‘A Remarkable, Special Human Being’: Scholarship Honors Alumna’s Memory

When the late Margaret “Molly” Neely ’71 was growing up in the coastal town of Hampton, Virginia, she fell in love with sailing. 

A natural on the water, she was often spotted catching the wind solo on her Sailfish, a 12-foot wooden flat-top reminiscent of a surfboard with a sail. 

“I remember a good story that people always saw Molly going by ‘with the tiller in her toes and the sheet [main line] in her teeth,’” said her sister Martha Rideout ’63, who now lives in Williamsburg.

The youngest of three sisters, Molly Neely first learned how to sail from her father and then started competing in the Hampton Yacht Club’s summer program during junior high. There she was named the first girl racing skipper in their history. 

Proud of his daughter for holding her own among the boys, their father created a little trophy for her that said “here come the ladies,” Rideout recalled.

Continuing to blaze a trail, Molly Neely earned her mathematics degree from Mary Baldwin in 1971 and joined Citizens and Southern National Bank in Atlanta where she achieved the title of vice president for commercial lending.

“She was on the cutting edge of women becoming more involved in activities previously reserved for men,” said her sister Pat Gooding of Atlanta.

Dan Neely of Asheville created the Margaret “Molly” Grant Neely ’71 Endowed Scholarship in honor of his late wife (pictured above). The award provides tuition and academic support for one or more MBU students, undergraduate or graduate. (Picture at left from the 1971 Mary Baldwin Bluestocking yearbook.)

Molly Neely passed away after a short illness on September 8, 2020, in Asheville, North Carolina

To honor her memory, her husband of 40 years, Dan Neely, endowed a new scholarship fund at MBU with a generous blended gift. Founded last November, the Margaret “Molly” Grant Neely ’71 Endowed Scholarship will be awarded for the first time this academic year.  

“Her life was abbreviated as she had not even reached 71, and I thought that creating a scholarship fund at her alma mater was a meaningful way to extend her name after she passed away,” said Dan Neely.

While levels of student debt continue to rise nationally, the Neely scholarship will help ensure the affordability of a college education for its recipients. Molly Neely Scholars will receive significant support for each year of their education at MBU, with funds available for tuition, fees, materials, or other academic expenses. 

“I thought that creating a scholarship fund at her alma mater was a meaningful way to extend her name after she passed away.”

Dan Neely

“Molly would be very pleased, and I think her husband did a wonderful job of deciding how to honor her,” said Gooding. “She believed in excellence and she believed in education. That was who Molly was.”

In keeping with Molly Neely’s story, her scholarship was established with a geographic preference going to a student from Tidewater Virginia and programmatic preference for a mathematics major. 

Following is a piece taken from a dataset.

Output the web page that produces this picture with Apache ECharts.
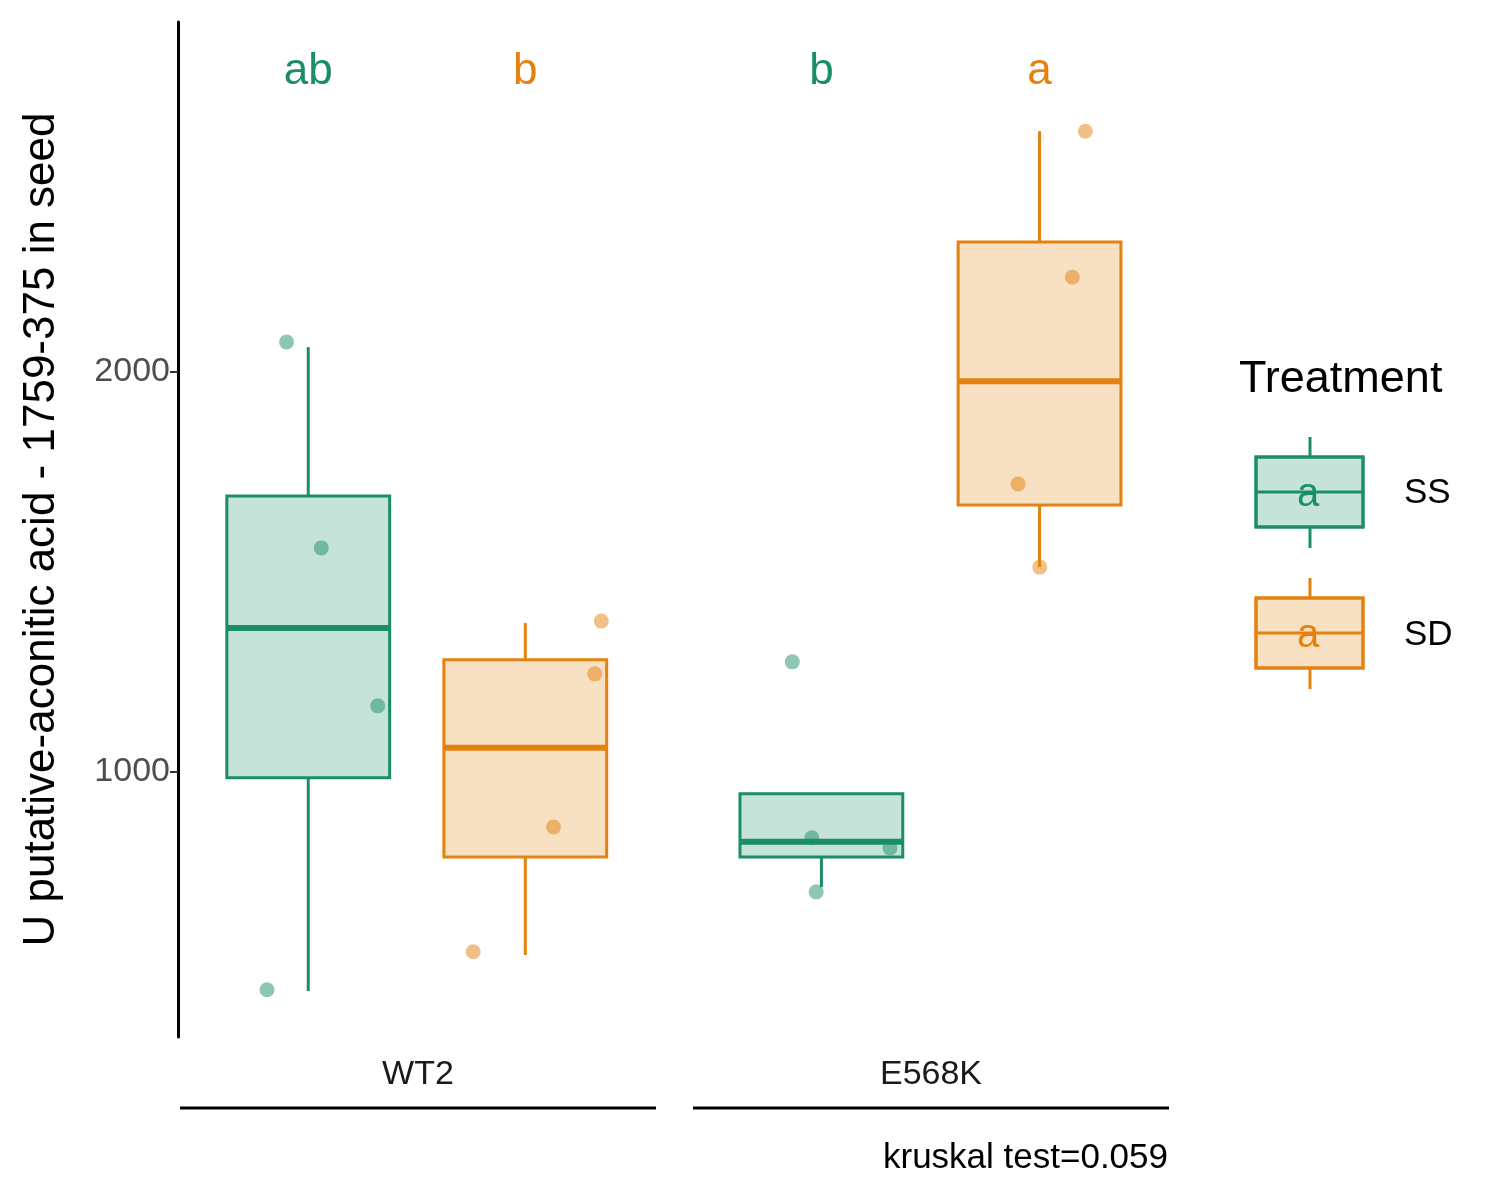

“The overarching parts of her personality were her eagerness to excel and her ambition in the very best way,” said Gooding remembering her sister. “She set goals for herself and she usually met them.”

If the first criteria cannot be fulfilled, the second preference for Neely scholarship support is for a student pursuing one of the STEM disciplines who demonstrates both academic excellence and financial need.

“Thinking about the future Molly Neely Scholars, I hope they make the most of college,” said Dan Neely. “I think about how my wife might have been only the second or third female vice president there at the bank, and I hope these students maximize their education in math and the sciences as she did.” 

A mathematics major at Mary Baldwin, Molly Neely’s career took her to Citizens and Southern National Bank in Atlanta where she achieved the title of vice president for commercial lending. She was also a skilled gardener and one of the founding members of the Atlanta Botanical Gardens.

In addition to sailing during her younger years, she was a devoted and skilled gardener and horticulturist both personally and through volunteer work with botanical gardens and clubs.

She was one of the founding members of the Atlanta Botanical Gardens, and a member of the Botanical Gardens at Asheville, which is dedicating a bridge in her memory, and the Garden Club of Matthews, Virginia.

She was well loved; she was good to people,” said Gooding. “I have three children who she helped me raise when they were babies, because we were all here in Atlanta. She had such a sense of fun and humor. We were all very fond of her and very sorry to lose her. She was a remarkable, special human being.” 

This generous gift reflects the spirit of the MBU Empowers Campaign, a comprehensive and multiyear effort that aims to ensure student success and make MBU affordable and accessible by minimizing student debt.